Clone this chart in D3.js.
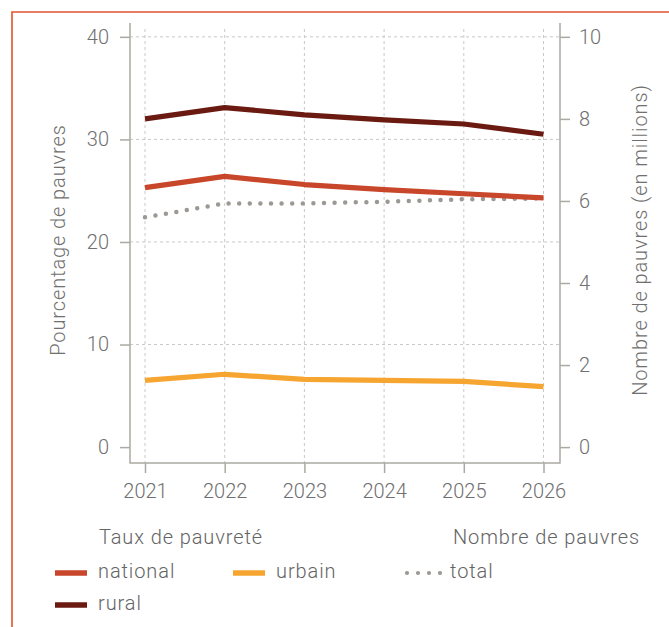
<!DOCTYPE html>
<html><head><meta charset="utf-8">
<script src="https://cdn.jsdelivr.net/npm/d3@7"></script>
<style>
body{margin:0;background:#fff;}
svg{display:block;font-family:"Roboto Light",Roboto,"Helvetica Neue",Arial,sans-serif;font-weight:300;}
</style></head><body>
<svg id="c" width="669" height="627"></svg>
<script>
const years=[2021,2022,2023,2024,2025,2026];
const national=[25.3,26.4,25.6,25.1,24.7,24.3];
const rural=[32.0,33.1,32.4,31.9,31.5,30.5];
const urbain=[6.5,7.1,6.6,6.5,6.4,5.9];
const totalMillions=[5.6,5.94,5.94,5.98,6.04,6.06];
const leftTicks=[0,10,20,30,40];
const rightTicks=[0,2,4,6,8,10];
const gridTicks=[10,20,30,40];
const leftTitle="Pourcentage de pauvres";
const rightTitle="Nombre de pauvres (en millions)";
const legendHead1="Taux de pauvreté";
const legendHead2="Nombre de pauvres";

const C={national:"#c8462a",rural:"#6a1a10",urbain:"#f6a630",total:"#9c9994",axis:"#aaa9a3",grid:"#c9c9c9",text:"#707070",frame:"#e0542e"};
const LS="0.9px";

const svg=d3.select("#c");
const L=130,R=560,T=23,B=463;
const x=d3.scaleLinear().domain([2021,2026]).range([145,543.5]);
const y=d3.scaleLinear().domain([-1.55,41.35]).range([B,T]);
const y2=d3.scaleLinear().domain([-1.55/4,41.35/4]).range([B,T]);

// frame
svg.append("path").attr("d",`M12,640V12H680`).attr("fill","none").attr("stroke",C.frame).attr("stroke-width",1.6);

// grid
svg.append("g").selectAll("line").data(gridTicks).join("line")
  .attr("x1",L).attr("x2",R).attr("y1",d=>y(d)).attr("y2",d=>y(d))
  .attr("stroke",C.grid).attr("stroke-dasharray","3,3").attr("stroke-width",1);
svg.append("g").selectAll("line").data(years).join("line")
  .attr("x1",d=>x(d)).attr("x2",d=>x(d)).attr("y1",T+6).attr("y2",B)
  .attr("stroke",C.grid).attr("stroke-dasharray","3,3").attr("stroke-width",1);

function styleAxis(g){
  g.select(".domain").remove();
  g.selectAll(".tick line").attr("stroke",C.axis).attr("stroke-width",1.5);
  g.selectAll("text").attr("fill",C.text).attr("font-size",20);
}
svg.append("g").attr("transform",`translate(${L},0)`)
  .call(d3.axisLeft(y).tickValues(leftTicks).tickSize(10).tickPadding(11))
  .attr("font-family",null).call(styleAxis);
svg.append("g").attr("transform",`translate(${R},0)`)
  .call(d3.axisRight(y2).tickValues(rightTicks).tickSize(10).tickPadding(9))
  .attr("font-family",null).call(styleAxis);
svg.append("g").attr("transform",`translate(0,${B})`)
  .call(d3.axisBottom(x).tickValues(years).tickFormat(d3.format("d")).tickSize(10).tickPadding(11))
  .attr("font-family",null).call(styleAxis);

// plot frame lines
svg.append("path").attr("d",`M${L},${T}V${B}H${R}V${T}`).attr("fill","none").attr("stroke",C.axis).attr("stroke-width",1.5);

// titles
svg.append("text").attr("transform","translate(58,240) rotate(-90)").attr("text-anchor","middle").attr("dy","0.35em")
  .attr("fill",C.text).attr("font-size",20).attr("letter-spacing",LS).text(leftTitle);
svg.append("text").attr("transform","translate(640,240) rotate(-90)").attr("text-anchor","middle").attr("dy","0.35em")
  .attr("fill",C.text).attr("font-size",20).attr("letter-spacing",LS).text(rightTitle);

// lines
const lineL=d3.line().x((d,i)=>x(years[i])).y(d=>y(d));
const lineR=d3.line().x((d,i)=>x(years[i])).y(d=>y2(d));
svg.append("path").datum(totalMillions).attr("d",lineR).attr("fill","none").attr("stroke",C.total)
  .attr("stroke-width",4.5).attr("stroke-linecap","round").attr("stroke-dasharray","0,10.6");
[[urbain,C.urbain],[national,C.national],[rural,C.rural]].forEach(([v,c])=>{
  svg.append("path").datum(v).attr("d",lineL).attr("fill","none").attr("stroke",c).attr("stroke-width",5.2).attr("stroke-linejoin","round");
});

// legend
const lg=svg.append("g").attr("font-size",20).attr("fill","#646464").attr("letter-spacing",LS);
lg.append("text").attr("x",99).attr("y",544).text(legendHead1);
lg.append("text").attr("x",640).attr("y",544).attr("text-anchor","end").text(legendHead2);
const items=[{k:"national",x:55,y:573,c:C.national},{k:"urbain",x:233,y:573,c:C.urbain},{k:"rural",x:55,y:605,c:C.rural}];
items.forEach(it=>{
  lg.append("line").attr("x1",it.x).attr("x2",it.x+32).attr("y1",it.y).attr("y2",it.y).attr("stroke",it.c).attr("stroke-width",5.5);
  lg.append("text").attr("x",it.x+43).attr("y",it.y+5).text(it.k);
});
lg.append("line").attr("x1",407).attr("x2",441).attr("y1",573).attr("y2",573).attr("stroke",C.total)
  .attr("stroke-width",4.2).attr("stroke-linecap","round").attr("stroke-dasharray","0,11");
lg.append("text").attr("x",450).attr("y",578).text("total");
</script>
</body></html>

▶ [Problem details] Exactly as written, return every line of the listing, but not the pictures.

▶ [Problem solution]
Clone this chart in D3.js.
<!DOCTYPE html>
<html><head><meta charset="utf-8">
<script src="https://cdn.jsdelivr.net/npm/d3@7"></script>
<style>
body{margin:0;background:#fff;}
svg{display:block;font-family:"Roboto Light",Roboto,"Helvetica Neue",Arial,sans-serif;font-weight:300;}
</style></head><body>
<svg id="c" width="669" height="627"></svg>
<script>
const years=[2021,2022,2023,2024,2025,2026];
const national=[25.3,26.4,25.6,25.1,24.7,24.3];
const rural=[32.0,33.1,32.4,31.9,31.5,30.5];
const urbain=[6.5,7.1,6.6,6.5,6.4,5.9];
const totalMillions=[5.6,5.94,5.94,5.98,6.04,6.06];
const leftTicks=[0,10,20,30,40];
const rightTicks=[0,2,4,6,8,10];
const gridTicks=[10,20,30,40];
const leftTitle="Pourcentage de pauvres";
const rightTitle="Nombre de pauvres (en millions)";
const legendHead1="Taux de pauvreté";
const legendHead2="Nombre de pauvres";

const C={national:"#c8462a",rural:"#6a1a10",urbain:"#f6a630",total:"#9c9994",axis:"#aaa9a3",grid:"#c9c9c9",text:"#707070",frame:"#e0542e"};
const LS="0.9px";

const svg=d3.select("#c");
const L=130,R=560,T=23,B=463;
const x=d3.scaleLinear().domain([2021,2026]).range([145,543.5]);
const y=d3.scaleLinear().domain([-1.55,41.35]).range([B,T]);
const y2=d3.scaleLinear().domain([-1.55/4,41.35/4]).range([B,T]);

// frame
svg.append("path").attr("d",`M12,640V12H680`).attr("fill","none").attr("stroke",C.frame).attr("stroke-width",1.6);

// grid
svg.append("g").selectAll("line").data(gridTicks).join("line")
  .attr("x1",L).attr("x2",R).attr("y1",d=>y(d)).attr("y2",d=>y(d))
  .attr("stroke",C.grid).attr("stroke-dasharray","3,3").attr("stroke-width",1);
svg.append("g").selectAll("line").data(years).join("line")
  .attr("x1",d=>x(d)).attr("x2",d=>x(d)).attr("y1",T+6).attr("y2",B)
  .attr("stroke",C.grid).attr("stroke-dasharray","3,3").attr("stroke-width",1);

function styleAxis(g){
  g.select(".domain").remove();
  g.selectAll(".tick line").attr("stroke",C.axis).attr("stroke-width",1.5);
  g.selectAll("text").attr("fill",C.text).attr("font-size",20);
}
svg.append("g").attr("transform",`translate(${L},0)`)
  .call(d3.axisLeft(y).tickValues(leftTicks).tickSize(10).tickPadding(11))
  .attr("font-family",null).call(styleAxis);
svg.append("g").attr("transform",`translate(${R},0)`)
  .call(d3.axisRight(y2).tickValues(rightTicks).tickSize(10).tickPadding(9))
  .attr("font-family",null).call(styleAxis);
svg.append("g").attr("transform",`translate(0,${B})`)
  .call(d3.axisBottom(x).tickValues(years).tickFormat(d3.format("d")).tickSize(10).tickPadding(11))
  .attr("font-family",null).call(styleAxis);

// plot frame lines
svg.append("path").attr("d",`M${L},${T}V${B}H${R}V${T}`).attr("fill","none").attr("stroke",C.axis).attr("stroke-width",1.5);

// titles
svg.append("text").attr("transform","translate(58,240) rotate(-90)").attr("text-anchor","middle").attr("dy","0.35em")
  .attr("fill",C.text).attr("font-size",20).attr("letter-spacing",LS).text(leftTitle);
svg.append("text").attr("transform","translate(640,240) rotate(-90)").attr("text-anchor","middle").attr("dy","0.35em")
  .attr("fill",C.text).attr("font-size",20).attr("letter-spacing",LS).text(rightTitle);

// lines
const lineL=d3.line().x((d,i)=>x(years[i])).y(d=>y(d));
const lineR=d3.line().x((d,i)=>x(years[i])).y(d=>y2(d));
svg.append("path").datum(totalMillions).attr("d",lineR).attr("fill","none").attr("stroke",C.total)
  .attr("stroke-width",4.5).attr("stroke-linecap","round").attr("stroke-dasharray","0,10.6");
[[urbain,C.urbain],[national,C.national],[rural,C.rural]].forEach(([v,c])=>{
  svg.append("path").datum(v).attr("d",lineL).attr("fill","none").attr("stroke",c).attr("stroke-width",5.2).attr("stroke-linejoin","round");
});

// legend
const lg=svg.append("g").attr("font-size",20).attr("fill","#646464").attr("letter-spacing",LS);
lg.append("text").attr("x",99).attr("y",544).text(legendHead1);
lg.append("text").attr("x",640).attr("y",544).attr("text-anchor","end").text(legendHead2);
const items=[{k:"national",x:55,y:573,c:C.national},{k:"urbain",x:233,y:573,c:C.urbain},{k:"rural",x:55,y:605,c:C.rural}];
items.forEach(it=>{
  lg.append("line").attr("x1",it.x).attr("x2",it.x+32).attr("y1",it.y).attr("y2",it.y).attr("stroke",it.c).attr("stroke-width",5.5);
  lg.append("text").attr("x",it.x+43).attr("y",it.y+5).text(it.k);
});
lg.append("line").attr("x1",407).attr("x2",441).attr("y1",573).attr("y2",573).attr("stroke",C.total)
  .attr("stroke-width",4.2).attr("stroke-linecap","round").attr("stroke-dasharray","0,11");
lg.append("text").attr("x",450).attr("y",578).text("total");
</script>
</body></html>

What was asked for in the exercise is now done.